Being physically present doesn’t guarantee emotional connection. You can sit next to someone and still feel completely alone. This particular loneliness hurts more than being actually single because it highlights what’s missing from your partnership.
Healthy relationships make you feel seen, heard, and understood. When that disappears, you’re left with an empty shell of companionship. You might watch TV together but never really connect. You share space but not feelings. This emotional isolation within a relationship creates confusion and sadness. Recognizing this feeling is important because it tells you something essential is broken and needs attention or honest evaluation.

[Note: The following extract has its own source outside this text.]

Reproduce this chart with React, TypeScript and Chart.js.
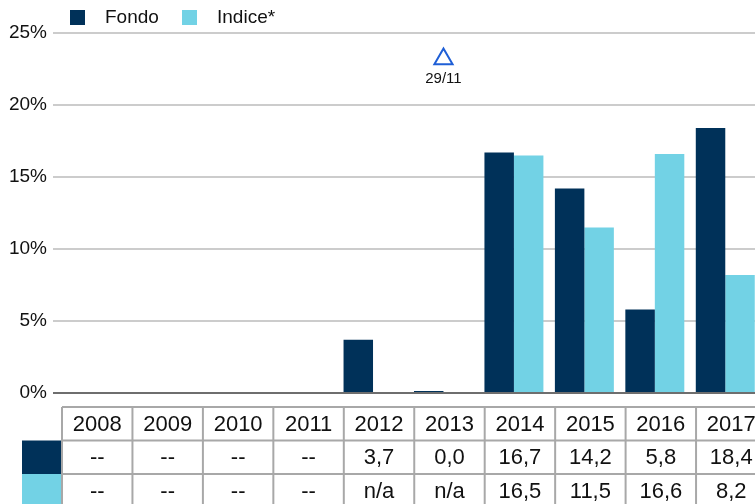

8. Your Partner Dismisses Your Feelings

In a healthy relationship, sharing your feelings should feel safe. If your partner regularly dismisses, mocks, or downplays your emotions, it’s not just unkind—it’s invalidating. Over time, this can make you second-guess your own feelings and experiences.
Emotional validation doesn’t mean your partner must always agree with you. It means acknowledging your feelings as real and worthy of consideration. Without this basic respect, trust and intimacy crumble. You start hiding your true feelings to avoid criticism or rejection. A relationship where you can’t be emotionally honest has nowhere positive to go.
9. You’re Staying Out of Fear, Not Love

Fear can trap us in situations that no longer serve our happiness or growth. Maybe you’re afraid of being alone, starting over, or facing change. Perhaps financial concerns or social pressure keep you from leaving. When fear becomes your primary reason for staying, love has already left the building.
Healthy relationships are built on choice, not obligation or terror. You should stay because you genuinely want to be with your partner, not because leaving feels too scary. Examining your true motivations requires brutal honesty with yourself. If fear is your anchor, you’re denying yourself the chance for real happiness and authentic connection with someone better suited for you.